19 Comments on “Free Crochet Pattern + Video Tutorial: Candy Garland or Candy Ornaments”

  • Ashley


    I love this!! Thank you so much for sharing the pattern!! I cannot wait to whip some of these up for my tree 🙂

  • Liz W


    Love it, thank you for another amazing pattern! 🙂

  • Holly


    Thank you for sharing this! I have liked these since you showed them for your class.

  • Angel


    So cute!!

  • Grace


    WOOOHOOO!!!!!! I’ve been waiting for this! Thank you!!!!!

  • Tracy Marie


    LOVE these! Thank you so much for sharing!:)

  • Joan


    Thank you for sharing such a sweet cute pattern, I love it. May your holidays be happy, merry and brite.

  • em


    thanks for sharing, super cute!

  • Fiona


    Yes! I’m going to bookmark this so I can come back and attempt my first ever crocheting! I actually have crochet hooks but that was when I had dreadlocks and used them to neaten my dreads 😛 I know how to knit (well a straight line anyway) and I always thought crochet was more difficult but it seemed not too bad (or maybe you just make it looks super easy!) I love the surgeon’s knot too, I think I’ll try and commit that one to memory for other uses too 🙂

    Super cute and your sewing + bow skills were awesome too!

    • Fiona


      Guess what I got in the mail today my cupcake beret and heart pin! I was so happy I dug out some yarn, grabbed my crochet hook and watched your video a thousand times and I ended up with something resembling candy 😛 I struggled with having the whole thing being too tight and not being able to easily slide off stitches (err sorry don’t know terminology) I also lost heaps of stitches and just kind of made up how you add them back, I’m sure I put the hook in the wrong hole 50% of the time too and no joke the whole thing took me three hours 😛 It ended up resembling a christmas tree shape rather than a rectangle but the stitching at the end helped to bring it all together (read: hide all the flaws :P)

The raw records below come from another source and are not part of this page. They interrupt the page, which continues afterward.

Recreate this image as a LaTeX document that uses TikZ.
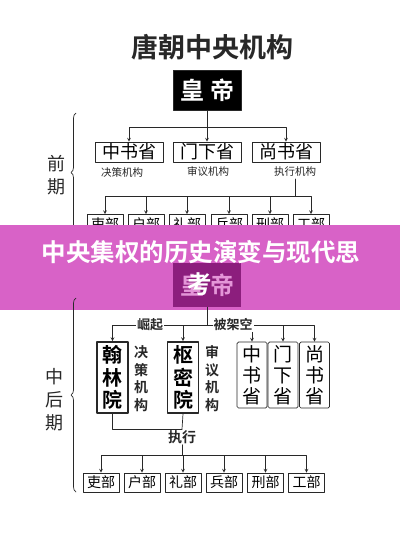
\documentclass[tikz,border=0pt]{standalone}
\usepackage{fontspec}
\setmainfont{Noto Sans CJK SC}[BoldFont={Noto Sans CJK SC Bold}]
\usetikzlibrary{decorations.pathreplacing}
\definecolor{banner}{RGB}{216,98,199}
\definecolor{empdim}{RGB}{140,30,125}
\definecolor{empdimtext}{RGB}{228,150,216}
\definecolor{ink}{RGB}{40,40,40}
\begin{document}
\begin{tikzpicture}[x=1pt,y=-1pt,line join=round,line cap=round,>=stealth,
  thin line/.style={draw=ink,line width=0.7pt},
  bureau/.style={thin line,rectangle,inner sep=0pt,minimum width=68,minimum height=20,font=\fontsize{18}{18}\selectfont},
  board/.style={thin line,rectangle,inner sep=0pt,minimum width=36,minimum height=19,font=\fontsize{14}{14}\selectfont},
  tall/.style={draw=ink,line width=1.8pt,rectangle,inner sep=0pt,minimum width=31,minimum height=71,align=center,font=\bfseries\fontsize{20}{22.5}\selectfont},
  slim/.style={thin line,rectangle,rounded corners=1.5pt,inner sep=0pt,minimum width=30,minimum height=66,align=center,font=\fontsize{19}{21}\selectfont},
  role/.style={inner sep=1pt,align=center,font=\bfseries\fontsize{14}{17.5}\selectfont,text=ink},
  tag/.style={fill=white,inner sep=1pt,font=\bfseries\fontsize{13}{13}\selectfont,text=ink},
  period/.style={align=center,font=\fontsize{18}{23}\selectfont,text=ink},
  brace/.style={thin line,decorate,decoration={brace,amplitude=5pt}}]
\useasboundingbox (0,0) rectangle (400,533);
\fill[white] (0,0) rectangle (400,533);

% early period
\node[font=\bfseries\fontsize{27}{27}\selectfont,text=ink] (title) at (212,47) {唐朝中央机构};
\node[fill=black,draw=ink,minimum width=68,minimum height=40,inner sep=0pt,text=white,font=\bfseries\fontsize{24}{24}\selectfont] (emp) at (207,90) {皇\hspace{6pt}帝};

\node[bureau] (zs) at (129,152) {中书省};
\node[bureau] (mx) at (207,152) {门下省};
\node[bureau] (ss) at (286,152) {尚书省};
\node[font=\fontsize{10.5}{10.5}\selectfont,text=ink] (zsl) at (122,172) {决策机构};
\node[font=\fontsize{10.5}{10.5}\selectfont,text=ink] (mxl) at (208,172) {审议机构};
\node[font=\fontsize{10.5}{10.5}\selectfont,text=ink,inner sep=2pt] (ssl) at (295,172) {执行机构};

\coordinate (ej) at (207,127);
\draw[thin line] (emp.south) -- (ej);
\foreach \s in {zs,mx,ss} \draw[thin line,->] (ej) -| (\s.north);

\foreach \n/\x/\t in {1/105/吏部,2/146/户部,3/187/礼部,4/229/兵部,5/270/刑部,6/311/工部}
  \node[board] (ba\n) at (\x,224) {\t};
\coordinate (sj) at (295,196);
\draw[thin line] (ssl.south) -- (sj);
\foreach \n in {1,...,6} \draw[thin line,->] (sj) -| (ba\n.north);

\coordinate (ea) at (76,113);
\coordinate (eb) at (76,232);
\draw[brace] (eb) -- (ea);
\node[period] (early) at (56,175) {前\\期};

% banner
\fill[banner] (0,225) rectangle (400,310);
\node[fill=empdim,minimum width=68,minimum height=44,inner sep=0pt,text=empdimtext,font=\bfseries\fontsize{24}{24}\selectfont] (emp2) at (207,285) {皇\hspace{6pt}帝};
\node[text=white,font=\bfseries\fontsize{24.5}{24.5}\selectfont] (head1) at (201,252) {中央集权的历史演变与现代思};
\node[text=white,font=\bfseries\fontsize{24.5}{24.5}\selectfont] (head2) at (200,284) {考};

% middle and late period
\node[tall] (hl) at (112.5,377.5) {翰\\林\\院};
\node[tall] (sm) at (183,377.5) {枢\\密\\院};
\node[role] (hlr) at (141,378.5) {决\\策\\机\\构};
\node[role] (smr) at (212,378.5) {审\\议\\机\\构};
\node[slim] (zs2) at (252,375) {中\\书\\省};
\node[slim] (mx2) at (283,375) {门\\下\\省};
\node[slim] (ss2) at (314.5,375) {尚\\书\\省};

\coordinate (mj) at (207,325);
\draw[thin line] (emp2.south) -- (mj);
\foreach \s in {hl,sm,zs2,mx2,ss2} \draw[thin line,->] (mj) -| (\s.north);
\node[tag] (rise) at (150,325) {崛起};
\node[tag] (void) at (233,325) {被架空};

\node[role,font=\bfseries\fontsize{14}{14}\selectfont] (exec) at (182,437) {执行};
\draw[thin line] (hl.south) |- (exec.north);
\draw[thin line] (sm.south) -- (exec.north);

\foreach \n/\x/\t in {1/101/吏部,2/142/户部,3/183/礼部,4/224/兵部,5/265.5/刑部,6/306.5/工部}
  \node[board] (bb\n) at (\x,482.5) {\t};
\coordinate (xj) at (182,455);
\draw[thin line] (exec.south) -- (xj);
\foreach \n in {1,...,6} \draw[thin line,->] (xj) -| (bb\n.north);

\coordinate (la) at (76,298);
\coordinate (lb) at (76,492);
\draw[brace] (lb) -- (la);
\node[period] (late) at (54,400) {中\\后\\期};
\end{tikzpicture}
\end{document}
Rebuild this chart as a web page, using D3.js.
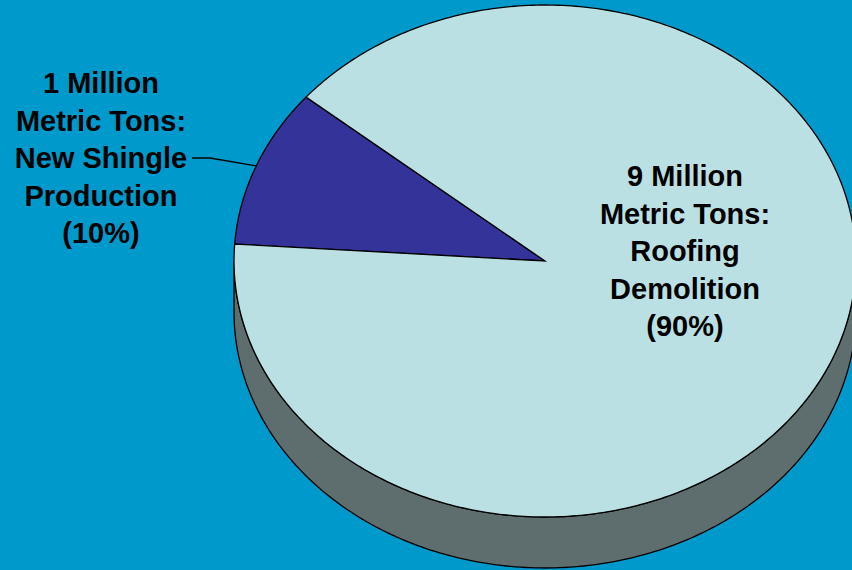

      Compared to knitting I think I like crochet better, it definitely feels firmer, I know my first knitting experiments were a right royal mess but crochet seems more forgiving. Will hopefully try again but even if I don’t I have an awesome beret and heart pin to wear! I just need it to get cold enough here in Australia for the beret!

      Ahh sorry this so long just super excited and I wanted to say a huge thank-you! Your skills our beyond amazing and I have a totally new found respect for what you do!

  • Scarlet


    Thank you for such a cute idea and tutorial. I am just beginning to learn the fun of crocheting and I can’t wait to make more of your patterns. I bought your book for my sister for Christmas and I have a feeling I will be getting another one for me 🙂

  • BlueMangoBanana


    Can I use felting wool to stuff it? Felting wool in a ball?